◆ **TASK PROMPT**
Retype only what runs from the first line of the listing to the line holding "const yTicks = [0, 2, 4, 6, 8, 10];", both included. Do not retype the pictures.

↓↓↓

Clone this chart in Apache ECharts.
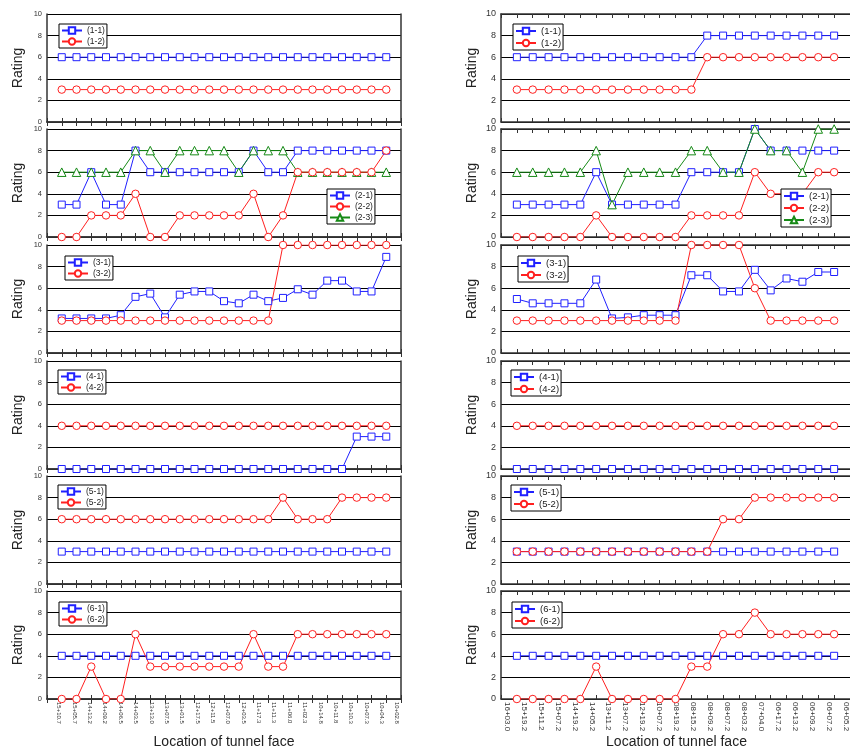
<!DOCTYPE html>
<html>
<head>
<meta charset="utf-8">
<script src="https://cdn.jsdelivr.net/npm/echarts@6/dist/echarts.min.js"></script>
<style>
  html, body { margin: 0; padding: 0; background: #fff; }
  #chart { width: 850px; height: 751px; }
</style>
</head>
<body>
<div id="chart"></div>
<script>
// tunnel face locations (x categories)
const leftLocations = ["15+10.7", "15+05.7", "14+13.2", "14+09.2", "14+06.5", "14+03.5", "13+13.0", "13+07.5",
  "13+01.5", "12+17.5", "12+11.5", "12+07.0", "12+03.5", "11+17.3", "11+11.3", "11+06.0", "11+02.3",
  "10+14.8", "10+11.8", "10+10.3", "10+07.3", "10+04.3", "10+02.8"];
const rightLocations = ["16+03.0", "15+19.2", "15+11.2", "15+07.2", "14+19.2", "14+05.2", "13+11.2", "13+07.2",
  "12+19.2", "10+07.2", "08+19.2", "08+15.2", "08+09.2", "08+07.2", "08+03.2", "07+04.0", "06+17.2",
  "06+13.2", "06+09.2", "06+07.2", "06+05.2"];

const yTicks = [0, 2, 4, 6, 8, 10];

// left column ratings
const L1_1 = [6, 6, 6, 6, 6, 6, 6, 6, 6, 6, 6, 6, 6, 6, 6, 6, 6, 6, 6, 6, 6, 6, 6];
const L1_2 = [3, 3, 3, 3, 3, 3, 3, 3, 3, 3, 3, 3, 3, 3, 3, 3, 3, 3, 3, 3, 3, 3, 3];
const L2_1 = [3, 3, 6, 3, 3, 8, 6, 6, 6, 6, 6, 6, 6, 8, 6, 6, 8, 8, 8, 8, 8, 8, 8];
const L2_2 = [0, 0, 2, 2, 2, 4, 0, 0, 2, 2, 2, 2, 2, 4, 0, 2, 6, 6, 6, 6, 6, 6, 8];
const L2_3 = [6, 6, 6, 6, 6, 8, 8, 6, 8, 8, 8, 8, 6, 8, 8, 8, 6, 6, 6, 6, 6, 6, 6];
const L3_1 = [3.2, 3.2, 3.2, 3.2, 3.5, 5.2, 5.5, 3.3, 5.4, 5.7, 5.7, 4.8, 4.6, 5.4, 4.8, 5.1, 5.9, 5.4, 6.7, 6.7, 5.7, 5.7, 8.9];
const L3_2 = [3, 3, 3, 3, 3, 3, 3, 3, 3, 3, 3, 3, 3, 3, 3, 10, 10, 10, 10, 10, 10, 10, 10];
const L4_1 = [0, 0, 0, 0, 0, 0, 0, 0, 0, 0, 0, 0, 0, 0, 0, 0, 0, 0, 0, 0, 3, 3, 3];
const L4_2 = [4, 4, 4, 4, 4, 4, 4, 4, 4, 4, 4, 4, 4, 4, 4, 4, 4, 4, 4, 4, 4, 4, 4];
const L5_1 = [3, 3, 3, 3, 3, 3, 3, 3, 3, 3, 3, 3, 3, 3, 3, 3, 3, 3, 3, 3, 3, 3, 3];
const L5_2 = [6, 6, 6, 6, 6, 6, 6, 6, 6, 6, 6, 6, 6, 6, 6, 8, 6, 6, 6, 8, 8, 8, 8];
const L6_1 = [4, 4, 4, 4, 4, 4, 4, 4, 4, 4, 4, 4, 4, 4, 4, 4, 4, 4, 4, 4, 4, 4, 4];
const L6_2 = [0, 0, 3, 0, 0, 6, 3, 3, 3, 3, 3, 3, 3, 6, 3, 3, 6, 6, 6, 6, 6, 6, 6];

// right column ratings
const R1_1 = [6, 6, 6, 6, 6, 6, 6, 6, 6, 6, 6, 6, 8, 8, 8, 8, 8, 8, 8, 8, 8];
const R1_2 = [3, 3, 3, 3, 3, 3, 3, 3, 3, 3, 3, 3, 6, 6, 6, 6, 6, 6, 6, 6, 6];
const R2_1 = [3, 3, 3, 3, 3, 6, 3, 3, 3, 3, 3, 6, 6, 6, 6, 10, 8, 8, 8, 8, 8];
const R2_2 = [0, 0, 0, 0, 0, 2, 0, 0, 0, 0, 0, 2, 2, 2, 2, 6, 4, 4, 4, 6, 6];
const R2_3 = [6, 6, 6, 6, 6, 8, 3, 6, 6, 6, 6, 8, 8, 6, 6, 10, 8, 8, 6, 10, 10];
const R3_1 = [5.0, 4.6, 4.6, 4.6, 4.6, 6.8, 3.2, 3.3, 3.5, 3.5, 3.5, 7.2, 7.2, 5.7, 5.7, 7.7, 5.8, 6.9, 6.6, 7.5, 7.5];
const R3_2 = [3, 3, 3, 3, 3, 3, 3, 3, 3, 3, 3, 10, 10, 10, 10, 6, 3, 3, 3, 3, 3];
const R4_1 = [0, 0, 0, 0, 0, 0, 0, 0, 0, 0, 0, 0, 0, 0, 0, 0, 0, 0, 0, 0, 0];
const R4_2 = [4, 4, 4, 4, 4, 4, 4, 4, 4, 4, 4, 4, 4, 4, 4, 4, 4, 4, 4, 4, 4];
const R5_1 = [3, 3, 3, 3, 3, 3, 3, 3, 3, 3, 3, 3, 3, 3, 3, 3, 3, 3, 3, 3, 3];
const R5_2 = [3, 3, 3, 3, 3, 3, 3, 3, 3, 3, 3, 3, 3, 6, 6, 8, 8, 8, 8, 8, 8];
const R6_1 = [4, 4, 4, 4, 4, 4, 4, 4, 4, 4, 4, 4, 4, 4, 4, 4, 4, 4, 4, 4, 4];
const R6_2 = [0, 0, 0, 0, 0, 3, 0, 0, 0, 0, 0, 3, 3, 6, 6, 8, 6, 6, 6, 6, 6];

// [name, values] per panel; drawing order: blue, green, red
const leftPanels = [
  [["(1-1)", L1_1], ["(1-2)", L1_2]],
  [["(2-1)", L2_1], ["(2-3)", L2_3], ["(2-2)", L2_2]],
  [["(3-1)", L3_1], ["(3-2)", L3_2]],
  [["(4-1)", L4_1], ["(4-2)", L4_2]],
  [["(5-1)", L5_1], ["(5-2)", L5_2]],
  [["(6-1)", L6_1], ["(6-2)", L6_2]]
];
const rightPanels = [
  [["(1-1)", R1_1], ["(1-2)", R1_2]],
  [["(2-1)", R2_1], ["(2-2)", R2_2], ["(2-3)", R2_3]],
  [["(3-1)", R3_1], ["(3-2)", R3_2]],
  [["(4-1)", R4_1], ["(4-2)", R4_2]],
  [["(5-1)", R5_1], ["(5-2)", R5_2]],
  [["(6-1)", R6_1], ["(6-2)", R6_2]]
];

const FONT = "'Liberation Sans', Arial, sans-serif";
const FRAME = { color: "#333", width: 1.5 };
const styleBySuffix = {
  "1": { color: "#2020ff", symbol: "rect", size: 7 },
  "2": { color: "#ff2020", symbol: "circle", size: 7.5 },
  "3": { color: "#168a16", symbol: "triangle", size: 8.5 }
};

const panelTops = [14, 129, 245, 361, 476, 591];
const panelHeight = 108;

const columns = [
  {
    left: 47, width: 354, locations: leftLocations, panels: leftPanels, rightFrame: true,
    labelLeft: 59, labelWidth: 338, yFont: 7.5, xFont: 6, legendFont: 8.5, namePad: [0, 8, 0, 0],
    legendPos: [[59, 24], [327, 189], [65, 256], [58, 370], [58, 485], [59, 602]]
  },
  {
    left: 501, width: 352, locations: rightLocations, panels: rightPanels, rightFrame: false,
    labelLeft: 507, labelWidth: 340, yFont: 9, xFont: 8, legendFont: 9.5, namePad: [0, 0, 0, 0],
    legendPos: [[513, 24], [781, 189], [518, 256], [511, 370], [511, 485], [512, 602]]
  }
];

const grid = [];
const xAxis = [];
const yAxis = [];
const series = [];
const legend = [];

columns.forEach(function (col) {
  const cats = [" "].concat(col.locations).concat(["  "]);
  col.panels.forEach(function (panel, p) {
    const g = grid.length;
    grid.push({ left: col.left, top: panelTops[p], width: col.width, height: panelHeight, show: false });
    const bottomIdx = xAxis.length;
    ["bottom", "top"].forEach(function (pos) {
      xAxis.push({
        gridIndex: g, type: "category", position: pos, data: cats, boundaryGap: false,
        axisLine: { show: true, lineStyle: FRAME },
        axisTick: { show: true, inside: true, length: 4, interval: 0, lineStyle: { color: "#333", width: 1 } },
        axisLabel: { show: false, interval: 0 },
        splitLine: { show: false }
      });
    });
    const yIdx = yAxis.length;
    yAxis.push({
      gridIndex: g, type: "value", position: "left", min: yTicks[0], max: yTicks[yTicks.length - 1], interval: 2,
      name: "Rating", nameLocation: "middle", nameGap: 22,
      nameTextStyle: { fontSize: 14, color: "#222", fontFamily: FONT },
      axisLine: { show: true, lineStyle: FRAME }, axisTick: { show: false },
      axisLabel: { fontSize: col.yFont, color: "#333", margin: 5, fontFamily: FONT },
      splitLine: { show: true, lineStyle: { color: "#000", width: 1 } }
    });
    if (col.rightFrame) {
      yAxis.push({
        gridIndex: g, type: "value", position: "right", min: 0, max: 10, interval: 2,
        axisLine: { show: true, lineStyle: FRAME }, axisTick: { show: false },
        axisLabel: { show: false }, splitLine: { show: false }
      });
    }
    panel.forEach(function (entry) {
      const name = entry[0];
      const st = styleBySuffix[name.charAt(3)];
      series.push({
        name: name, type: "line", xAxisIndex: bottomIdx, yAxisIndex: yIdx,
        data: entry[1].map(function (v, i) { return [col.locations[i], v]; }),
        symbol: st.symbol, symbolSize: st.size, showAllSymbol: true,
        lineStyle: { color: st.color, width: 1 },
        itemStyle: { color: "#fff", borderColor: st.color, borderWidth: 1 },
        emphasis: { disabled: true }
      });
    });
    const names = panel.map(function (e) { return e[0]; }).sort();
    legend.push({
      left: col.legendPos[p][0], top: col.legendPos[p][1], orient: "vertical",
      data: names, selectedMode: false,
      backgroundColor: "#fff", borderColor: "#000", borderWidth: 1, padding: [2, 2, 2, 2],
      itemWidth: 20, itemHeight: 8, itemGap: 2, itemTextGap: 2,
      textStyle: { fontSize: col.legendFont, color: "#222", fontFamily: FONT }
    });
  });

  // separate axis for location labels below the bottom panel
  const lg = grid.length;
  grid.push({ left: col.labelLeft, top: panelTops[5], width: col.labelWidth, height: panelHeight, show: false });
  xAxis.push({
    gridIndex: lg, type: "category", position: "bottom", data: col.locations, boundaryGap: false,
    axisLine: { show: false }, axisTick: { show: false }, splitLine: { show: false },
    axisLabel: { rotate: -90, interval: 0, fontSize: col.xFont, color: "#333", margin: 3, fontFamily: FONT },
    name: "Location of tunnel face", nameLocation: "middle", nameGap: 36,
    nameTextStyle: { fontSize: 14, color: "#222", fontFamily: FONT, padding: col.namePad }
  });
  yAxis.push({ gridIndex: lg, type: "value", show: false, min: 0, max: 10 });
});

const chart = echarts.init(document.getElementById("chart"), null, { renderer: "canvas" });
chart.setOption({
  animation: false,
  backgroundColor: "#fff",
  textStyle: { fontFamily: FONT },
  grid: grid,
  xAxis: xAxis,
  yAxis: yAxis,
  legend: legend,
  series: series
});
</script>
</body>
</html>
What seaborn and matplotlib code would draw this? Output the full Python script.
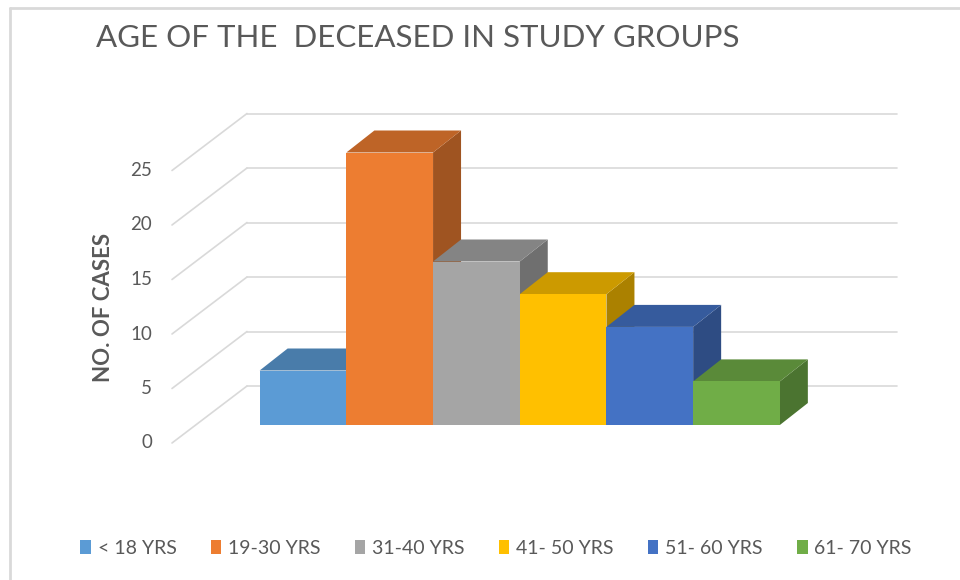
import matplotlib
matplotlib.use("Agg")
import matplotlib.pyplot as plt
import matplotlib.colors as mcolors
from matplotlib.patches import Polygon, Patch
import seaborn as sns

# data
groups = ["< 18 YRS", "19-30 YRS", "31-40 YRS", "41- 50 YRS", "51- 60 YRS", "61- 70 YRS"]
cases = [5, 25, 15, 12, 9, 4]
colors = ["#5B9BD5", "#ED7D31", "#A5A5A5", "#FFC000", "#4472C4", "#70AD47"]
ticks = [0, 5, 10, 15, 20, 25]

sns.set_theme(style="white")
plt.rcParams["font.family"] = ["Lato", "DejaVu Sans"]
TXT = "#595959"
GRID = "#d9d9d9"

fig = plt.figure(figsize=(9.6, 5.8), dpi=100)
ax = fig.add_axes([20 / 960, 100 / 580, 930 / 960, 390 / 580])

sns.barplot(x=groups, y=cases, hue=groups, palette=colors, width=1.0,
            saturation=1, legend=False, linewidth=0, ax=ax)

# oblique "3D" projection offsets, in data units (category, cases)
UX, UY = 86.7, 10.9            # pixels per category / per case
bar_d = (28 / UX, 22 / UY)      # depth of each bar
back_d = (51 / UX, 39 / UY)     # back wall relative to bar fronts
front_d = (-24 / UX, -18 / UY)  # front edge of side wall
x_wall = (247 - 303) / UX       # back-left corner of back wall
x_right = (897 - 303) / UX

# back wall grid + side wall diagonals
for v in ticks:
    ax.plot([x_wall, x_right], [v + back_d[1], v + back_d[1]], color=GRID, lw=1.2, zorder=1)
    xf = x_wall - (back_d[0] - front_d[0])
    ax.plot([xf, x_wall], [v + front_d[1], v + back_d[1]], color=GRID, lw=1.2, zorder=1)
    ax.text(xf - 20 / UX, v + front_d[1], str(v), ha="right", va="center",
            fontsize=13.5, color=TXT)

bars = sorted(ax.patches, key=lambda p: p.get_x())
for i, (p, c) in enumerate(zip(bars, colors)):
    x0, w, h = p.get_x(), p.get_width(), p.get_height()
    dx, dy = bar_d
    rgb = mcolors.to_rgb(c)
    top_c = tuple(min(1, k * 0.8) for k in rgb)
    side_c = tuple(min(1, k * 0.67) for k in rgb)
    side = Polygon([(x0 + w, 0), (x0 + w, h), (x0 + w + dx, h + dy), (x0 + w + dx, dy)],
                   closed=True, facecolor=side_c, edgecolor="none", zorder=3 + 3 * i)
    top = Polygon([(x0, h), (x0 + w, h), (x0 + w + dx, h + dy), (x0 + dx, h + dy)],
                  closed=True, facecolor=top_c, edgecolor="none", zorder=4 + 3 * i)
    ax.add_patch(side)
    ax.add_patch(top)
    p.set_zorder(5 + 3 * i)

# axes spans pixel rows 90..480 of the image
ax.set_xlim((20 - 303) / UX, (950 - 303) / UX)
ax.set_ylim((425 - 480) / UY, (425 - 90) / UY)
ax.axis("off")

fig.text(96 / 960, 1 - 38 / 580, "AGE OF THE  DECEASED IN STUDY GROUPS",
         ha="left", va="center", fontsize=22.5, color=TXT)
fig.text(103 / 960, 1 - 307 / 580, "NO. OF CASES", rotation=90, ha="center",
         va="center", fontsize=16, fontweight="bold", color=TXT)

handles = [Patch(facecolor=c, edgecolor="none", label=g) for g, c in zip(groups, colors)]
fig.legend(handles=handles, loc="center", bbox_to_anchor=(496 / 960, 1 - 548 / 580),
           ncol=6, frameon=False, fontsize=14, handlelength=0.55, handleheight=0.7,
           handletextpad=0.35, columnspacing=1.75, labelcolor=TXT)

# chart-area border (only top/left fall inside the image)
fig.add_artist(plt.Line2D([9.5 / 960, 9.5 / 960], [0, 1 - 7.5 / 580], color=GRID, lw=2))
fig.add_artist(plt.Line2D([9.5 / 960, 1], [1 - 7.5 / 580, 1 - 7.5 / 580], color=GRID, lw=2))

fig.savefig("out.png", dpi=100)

↑↑↑

◆ **PROBLEM SOLUTION**
Clone this chart in Apache ECharts.
<!DOCTYPE html>
<html>
<head>
<meta charset="utf-8">
<script src="https://cdn.jsdelivr.net/npm/echarts@6/dist/echarts.min.js"></script>
<style>
  html, body { margin: 0; padding: 0; background: #fff; }
  #chart { width: 850px; height: 751px; }
</style>
</head>
<body>
<div id="chart"></div>
<script>
// tunnel face locations (x categories)
const leftLocations = ["15+10.7", "15+05.7", "14+13.2", "14+09.2", "14+06.5", "14+03.5", "13+13.0", "13+07.5",
  "13+01.5", "12+17.5", "12+11.5", "12+07.0", "12+03.5", "11+17.3", "11+11.3", "11+06.0", "11+02.3",
  "10+14.8", "10+11.8", "10+10.3", "10+07.3", "10+04.3", "10+02.8"];
const rightLocations = ["16+03.0", "15+19.2", "15+11.2", "15+07.2", "14+19.2", "14+05.2", "13+11.2", "13+07.2",
  "12+19.2", "10+07.2", "08+19.2", "08+15.2", "08+09.2", "08+07.2", "08+03.2", "07+04.0", "06+17.2",
  "06+13.2", "06+09.2", "06+07.2", "06+05.2"];

const yTicks = [0, 2, 4, 6, 8, 10];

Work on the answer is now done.